Незаметные перепады дней
от удачи и до молчания.
Все труднее, все легче становится.
Все трудней.
Все нелепее и случайнее.
Посмотрите: лицо без речей.
Посмотрите! Лишенный владельца
чей-то голос. Наверно, уже ничей —
низко стелется. (Все перемелется.)
И поет как вода под напором,
так же тонко и так же внезапно,
убеждая: «я ворон! я ворон!»
«Лицо без речей», голос, «лишенный владельца» — очень характерные образы.

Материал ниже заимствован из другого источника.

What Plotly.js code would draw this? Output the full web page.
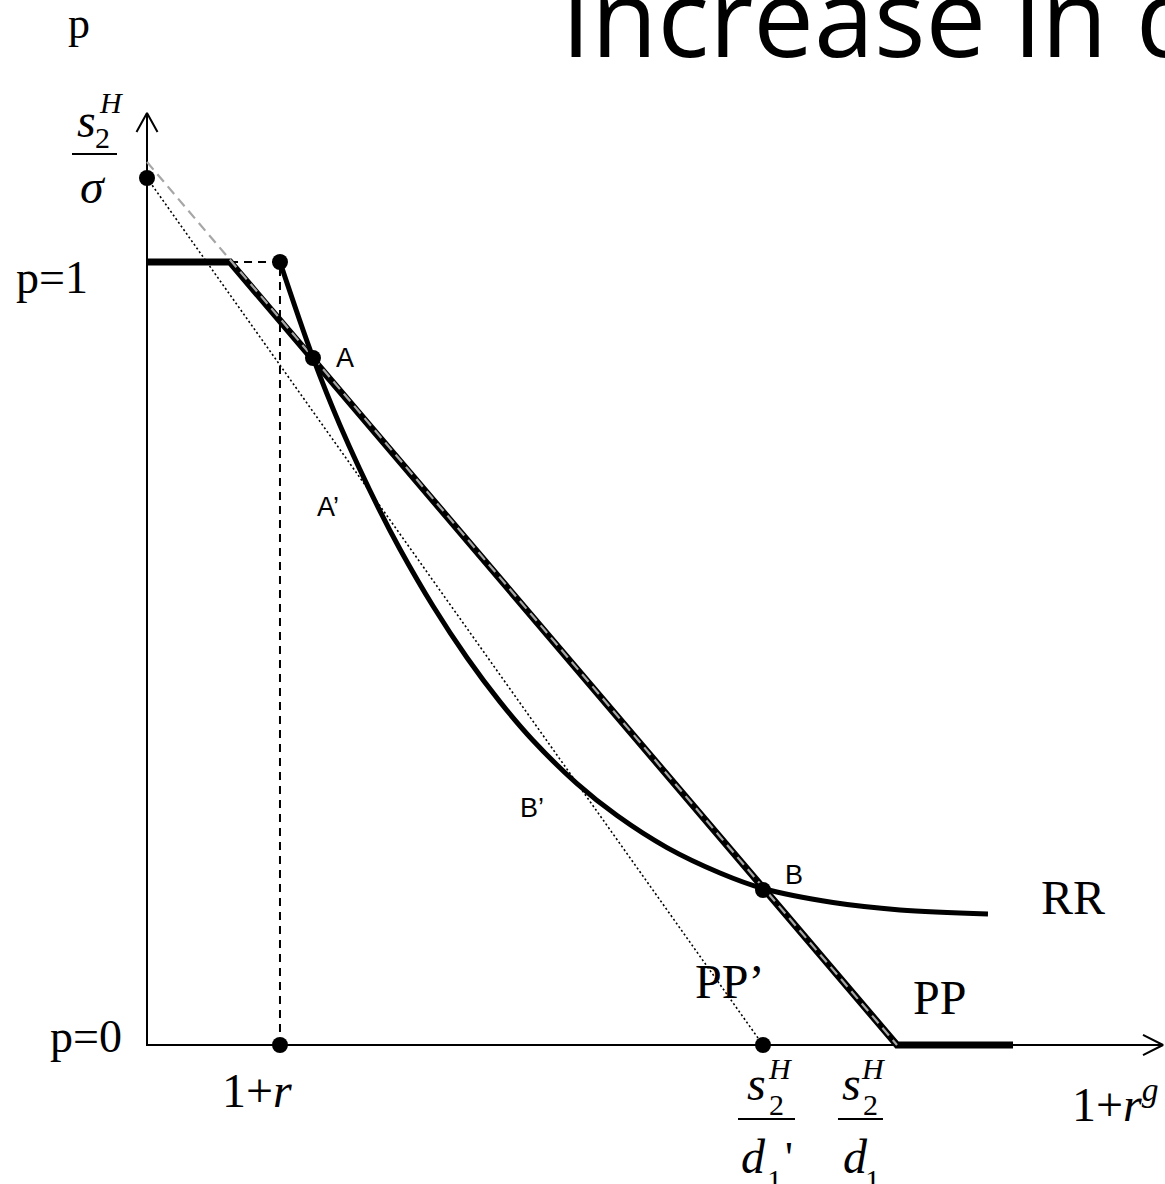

Образы немоты, но немоты выразительной, красноречивой: «Издалека не виден / след рунического письма, / стершееся граффити — / имя, названное внутри, / сеткой идет по коже». Поэтика Айзенберга — это поэтика внутренней речи, и ее непосредственная основа тоже, как и у Гандлевского, — поздний Мандельштам (особенно воронежского периода). Мандельштам перед лицом неминуемой гибели жил в последние годы во все более ускоряющемся, сжимающемся времени, что определило невероятную интенсивность его творчества и постоянно возрастающую густоту, смысловую концентрированность письма. Он действительно писал «диким», уже не «виноградным», а настоящим, кровавым «мясом», до предела сократив расстояние между стихом и внутренним звуком, «шевелящимис губами», вырвавшись к голым смыслам, к той самой прямой до безуми речи, за которой и наступила оглушительная немота. Для того, чтобы проредить немоту, услышать хоть что-то, нужно было огромное духовное усилие. И Айзенберг своей поэзией это усилие совершает. Разумеется, теперь все по-иному. Поэтическая речь Мандельштама ярко персонифицирована, фактурна. У Айзенберга — «обеззвученный», «лишенный владельца» голос, рядовые, без нажима написанные слова. У Мандельштама — открытый звук, сжимающееся время, безумная динамичность. У Айзенберга — приглушенность, неколебимая статичность. Время — тот же непроницаемый и безнадежный «кирпич». Статичность, отсутствие реальных событий, неподвижность времени и пространства у Айзенберга, как и у Гандлевского, — главные лирические мотивы:
Это была, чтоб ты знал, политика:
взять за правило жить нигде.
Мы были письмами на воде.
И вода эта вытекла.
Вытекла, почвы не пропитав.
Это такой, чтоб ты знал, устав:
всякую речь начинать за здравие,
все оставлять на своих местах.
Что там за дверью? Никак Австралия?
Выход может быть только один — уехать, эмигрировать. Мотив отъезда — один из центральных мотивов в лирике Айзенберга, но и отъезд, конечно, тоже не выход — он вообще невозможен в поэтическом мире, лишенном пространства и времени:
Опять вплотную об отъезде,
а мы покурим, постоим.
Так долго я стоял на месте,
что место сделалось моим.
Переодетый, чем-то схожий
с «искусствоведом» на посту…
И перекрестится прохожий,
ударившись о пустоту —
Здесь я стоял…
Впрочем, прохожий, разумеется, споткнулся не на ровном месте. Внешне статичная пустота, на самом деле, — сгущение очень и очень концентрированного и внутренне динамичного смысла. Если своим происхождением, методом стих Айзенберга близок позднему Мандельштаму, то системой лирических мотивов — скорее, Ходасевичу, которому Айзенберг ничуть не уступит по степени беспощадности и глубины психологического самоанализа. Гандлевский «говорит с эпохою», Айзенберг — с самим собой (и в результате, конечно, тоже с эпохою). Поэзия Айзенберга, его лирическое «я» — точный и тонкий портрет современника, человека эпохи культурной глухоты и немоты, человека, пытающегося эту немоту хоть как-то озвучить, изжить. Речь тут идет не о культуре, а о духовном выживании, но в результате совершается та сама жизненно важная «культурная работа», которая единственно и может привести к эстетически эмансипированному слову, к созданию художественно полновесного лирического стиха.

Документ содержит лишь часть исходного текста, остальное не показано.